**DATA SEGMENT:**
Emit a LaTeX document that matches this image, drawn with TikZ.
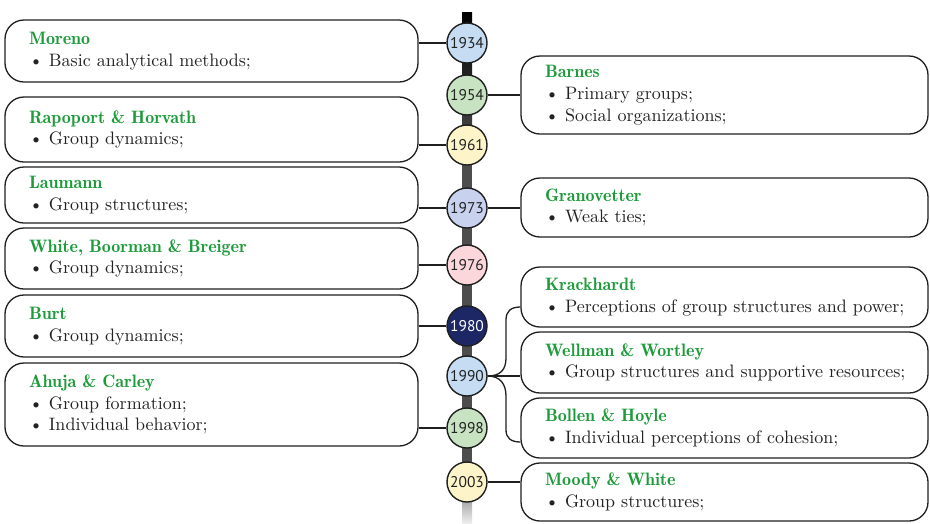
\documentclass[tikz,border=0pt]{standalone}
\usepackage{fontspec}
\setmainfont{lmroman10-regular.otf}[BoldFont=lmromandemi10-regular.otf, ItalicFont=lmroman10-italic.otf]
\newfontfamily\yrfont{PT Sans}
\definecolor{nmgreen}{HTML}{1E9B3B}
\definecolor{bodyc}{HTML}{222222}
\definecolor{lnc}{HTML}{1F1F1F}
\definecolor{cblue}{HTML}{C5DCF3}
\definecolor{cgreen}{HTML}{C8E3C2}
\definecolor{ccream}{HTML}{FDF5C9}
\definecolor{clav}{HTML}{C8D2EE}
\definecolor{cpink}{HTML}{FBD7DC}
\definecolor{cnavy}{HTML}{1D2766}
\definecolor{barg}{HTML}{4D4D4D}
\definecolor{barl}{HTML}{EDEDED}
\newcommand{\nm}[1]{\mbox{\color{nmgreen}\bfseries #1}}
\newcommand{\li}[1]{\mbox{\textbullet\ #1}}
\hbadness=10000 \hfuzz=100pt
\begin{document}
\begin{tikzpicture}[x=1pt,y=-1pt,
  infobox/.style={draw=lnc, line width=1.3pt, rounded corners=19pt, fill=white,
    inner xsep=24pt, inner ysep=0pt, align=left, text=bodyc,
    font=\fontsize{18}{21.7}\selectfont},
  lbox/.style={infobox, minimum width=413pt, text width=365pt},
  rbox/.style={infobox, minimum width=407pt, text width=359pt},
  yr/.style={circle, draw=lnc, line width=1.4pt, minimum size=40pt, inner sep=0pt,
    font=\yrfont\fontsize{15.5}{15.5}\selectfont, text=bodyc},
  conn/.style={draw=lnc, line width=1.3pt}]
\useasboundingbox (0,0) rectangle (930,523);
% timeline bar
\shade[top color=black, bottom color=barg] (462,12) rectangle (472,150);
\fill[barg] (462,149.5) rectangle (472,470);
\shade[top color=barg, bottom color=barl] (462,469.5) rectangle (472,523);
% left boxes
\node[lbox, minimum height=62pt] (moreno) at (211.5,51) {\nm{Moreno}\\\li{Basic analytical methods;}};
\node[lbox, minimum height=65pt] (rapo) at (211.5,129.5) {\nm{Rapoport \& Horvath}\\\li{Group dynamics;}};
\node[lbox, minimum height=56pt] (laum) at (211.5,195) {\nm{Laumann}\\\li{Group structures;}};
\node[lbox, minimum height=61pt] (white) at (211.5,258.5) {\nm{White, Boorman \& Breiger}\\\li{Group dynamics;}};
\node[lbox, minimum height=62pt] (burt) at (211.5,326) {\nm{Burt}\\\li{Group dynamics;}};
\node[lbox, minimum height=83pt] (ahuja) at (211.5,404.5) {\nm{Ahuja \& Carley}\\\li{Group formation;}\\\li{Individual behavior;}};
% right boxes
\node[rbox, minimum height=78pt] (barnes) at (724.5,95) {\nm{Barnes}\\\li{Primary groups;}\\\li{Social organizations;}};
\node[rbox, minimum height=59pt] (grano) at (724.5,207.5) {\nm{Granovetter}\\\li{Weak ties;}};
\node[rbox, minimum height=60pt] (krack) at (724.5,297) {\nm{Krackhardt}\\\li{Perceptions of group structures and power;}};
\node[rbox, minimum height=61pt] (wellman) at (724.5,362.5) {\nm{Wellman \& Wortley}\\\li{Group structures and supportive resources;}};
\node[rbox, minimum height=60pt] (bollen) at (724.5,428) {\nm{Bollen \& Hoyle}\\\li{Individual perceptions of cohesion;}};
\node[rbox, minimum height=58pt] (moody) at (724.5,492) {\nm{Moody \& White}\\\li{Group structures;}};
% year circles
\node[yr, fill=cblue] (y1934) at (467,43) {1934};
\node[yr, fill=cgreen] (y1954) at (467,95) {1954};
\node[yr, fill=ccream] (y1961) at (467,145) {1961};
\node[yr, fill=clav] (y1973) at (467,208) {1973};
\node[yr, fill=cpink] (y1976) at (467,265) {1976};
\node[yr, fill=cnavy, text=white] (y1980) at (467,326) {1980};
\node[yr, fill=cblue] (y1990) at (467,376) {1990};
\node[yr, fill=cgreen] (y1998) at (467,428) {1998};
\node[yr, fill=ccream] (y2003) at (467,482) {2003};
% connectors left
\draw[conn] (y1934.west) -- (y1934.west -| moreno.east);
\draw[conn] (y1961.west) -- (y1961.west -| rapo.east);
\draw[conn] (y1973.west) -- (y1973.west -| laum.east);
\draw[conn] (y1976.west) -- (y1976.west -| white.east);
\draw[conn] (y1980.west) -- (y1980.west -| burt.east);
\draw[conn] (y1998.west) -- (y1998.west -| ahuja.east);
% connectors right
\draw[conn] (y1954.east) -- (y1954.east -| barnes.west);
\draw[conn] (y1973.east) -- (y1973.east -| grano.west);
\draw[conn] (y2003.east) -- (y2003.east -| moody.west);
\draw[conn] (y1990.east) -- (y1990.east -| wellman.west);
\coordinate (kin) at ([yshift=-10pt]krack.west);
\coordinate (bin) at ([yshift=-14pt]bollen.west);
\draw[conn] (y1990.east) .. controls (500,376) and (506,370) .. (506,358) -- (506,320) .. controls (506,311) and (511,307) .. (kin);
\draw[conn] (y1990.east) .. controls (500,376) and (506,384) .. (506,396) -- (506,430) .. controls (506,438) and (511,442) .. (bin);
\end{tikzpicture}
\end{document}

**PROBLEM:** Leaving out the pictures, repeat the data above exactly.

**ANSWER TO THE EXERCISE:**
Emit a LaTeX document that matches this image, drawn with TikZ.
\documentclass[tikz,border=0pt]{standalone}
\usepackage{fontspec}
\setmainfont{lmroman10-regular.otf}[BoldFont=lmromandemi10-regular.otf, ItalicFont=lmroman10-italic.otf]
\newfontfamily\yrfont{PT Sans}
\definecolor{nmgreen}{HTML}{1E9B3B}
\definecolor{bodyc}{HTML}{222222}
\definecolor{lnc}{HTML}{1F1F1F}
\definecolor{cblue}{HTML}{C5DCF3}
\definecolor{cgreen}{HTML}{C8E3C2}
\definecolor{ccream}{HTML}{FDF5C9}
\definecolor{clav}{HTML}{C8D2EE}
\definecolor{cpink}{HTML}{FBD7DC}
\definecolor{cnavy}{HTML}{1D2766}
\definecolor{barg}{HTML}{4D4D4D}
\definecolor{barl}{HTML}{EDEDED}
\newcommand{\nm}[1]{\mbox{\color{nmgreen}\bfseries #1}}
\newcommand{\li}[1]{\mbox{\textbullet\ #1}}
\hbadness=10000 \hfuzz=100pt
\begin{document}
\begin{tikzpicture}[x=1pt,y=-1pt,
  infobox/.style={draw=lnc, line width=1.3pt, rounded corners=19pt, fill=white,
    inner xsep=24pt, inner ysep=0pt, align=left, text=bodyc,
    font=\fontsize{18}{21.7}\selectfont},
  lbox/.style={infobox, minimum width=413pt, text width=365pt},
  rbox/.style={infobox, minimum width=407pt, text width=359pt},
  yr/.style={circle, draw=lnc, line width=1.4pt, minimum size=40pt, inner sep=0pt,
    font=\yrfont\fontsize{15.5}{15.5}\selectfont, text=bodyc},
  conn/.style={draw=lnc, line width=1.3pt}]
\useasboundingbox (0,0) rectangle (930,523);
% timeline bar
\shade[top color=black, bottom color=barg] (462,12) rectangle (472,150);
\fill[barg] (462,149.5) rectangle (472,470);
\shade[top color=barg, bottom color=barl] (462,469.5) rectangle (472,523);
% left boxes
\node[lbox, minimum height=62pt] (moreno) at (211.5,51) {\nm{Moreno}\\\li{Basic analytical methods;}};
\node[lbox, minimum height=65pt] (rapo) at (211.5,129.5) {\nm{Rapoport \& Horvath}\\\li{Group dynamics;}};
\node[lbox, minimum height=56pt] (laum) at (211.5,195) {\nm{Laumann}\\\li{Group structures;}};
\node[lbox, minimum height=61pt] (white) at (211.5,258.5) {\nm{White, Boorman \& Breiger}\\\li{Group dynamics;}};
\node[lbox, minimum height=62pt] (burt) at (211.5,326) {\nm{Burt}\\\li{Group dynamics;}};
\node[lbox, minimum height=83pt] (ahuja) at (211.5,404.5) {\nm{Ahuja \& Carley}\\\li{Group formation;}\\\li{Individual behavior;}};
% right boxes
\node[rbox, minimum height=78pt] (barnes) at (724.5,95) {\nm{Barnes}\\\li{Primary groups;}\\\li{Social organizations;}};
\node[rbox, minimum height=59pt] (grano) at (724.5,207.5) {\nm{Granovetter}\\\li{Weak ties;}};
\node[rbox, minimum height=60pt] (krack) at (724.5,297) {\nm{Krackhardt}\\\li{Perceptions of group structures and power;}};
\node[rbox, minimum height=61pt] (wellman) at (724.5,362.5) {\nm{Wellman \& Wortley}\\\li{Group structures and supportive resources;}};
\node[rbox, minimum height=60pt] (bollen) at (724.5,428) {\nm{Bollen \& Hoyle}\\\li{Individual perceptions of cohesion;}};
\node[rbox, minimum height=58pt] (moody) at (724.5,492) {\nm{Moody \& White}\\\li{Group structures;}};
% year circles
\node[yr, fill=cblue] (y1934) at (467,43) {1934};
\node[yr, fill=cgreen] (y1954) at (467,95) {1954};
\node[yr, fill=ccream] (y1961) at (467,145) {1961};
\node[yr, fill=clav] (y1973) at (467,208) {1973};
\node[yr, fill=cpink] (y1976) at (467,265) {1976};
\node[yr, fill=cnavy, text=white] (y1980) at (467,326) {1980};
\node[yr, fill=cblue] (y1990) at (467,376) {1990};
\node[yr, fill=cgreen] (y1998) at (467,428) {1998};
\node[yr, fill=ccream] (y2003) at (467,482) {2003};
% connectors left
\draw[conn] (y1934.west) -- (y1934.west -| moreno.east);
\draw[conn] (y1961.west) -- (y1961.west -| rapo.east);
\draw[conn] (y1973.west) -- (y1973.west -| laum.east);
\draw[conn] (y1976.west) -- (y1976.west -| white.east);
\draw[conn] (y1980.west) -- (y1980.west -| burt.east);
\draw[conn] (y1998.west) -- (y1998.west -| ahuja.east);
% connectors right
\draw[conn] (y1954.east) -- (y1954.east -| barnes.west);
\draw[conn] (y1973.east) -- (y1973.east -| grano.west);
\draw[conn] (y2003.east) -- (y2003.east -| moody.west);
\draw[conn] (y1990.east) -- (y1990.east -| wellman.west);
\coordinate (kin) at ([yshift=-10pt]krack.west);
\coordinate (bin) at ([yshift=-14pt]bollen.west);
\draw[conn] (y1990.east) .. controls (500,376) and (506,370) .. (506,358) -- (506,320) .. controls (506,311) and (511,307) .. (kin);
\draw[conn] (y1990.east) .. controls (500,376) and (506,384) .. (506,396) -- (506,430) .. controls (506,438) and (511,442) .. (bin);
\end{tikzpicture}
\end{document}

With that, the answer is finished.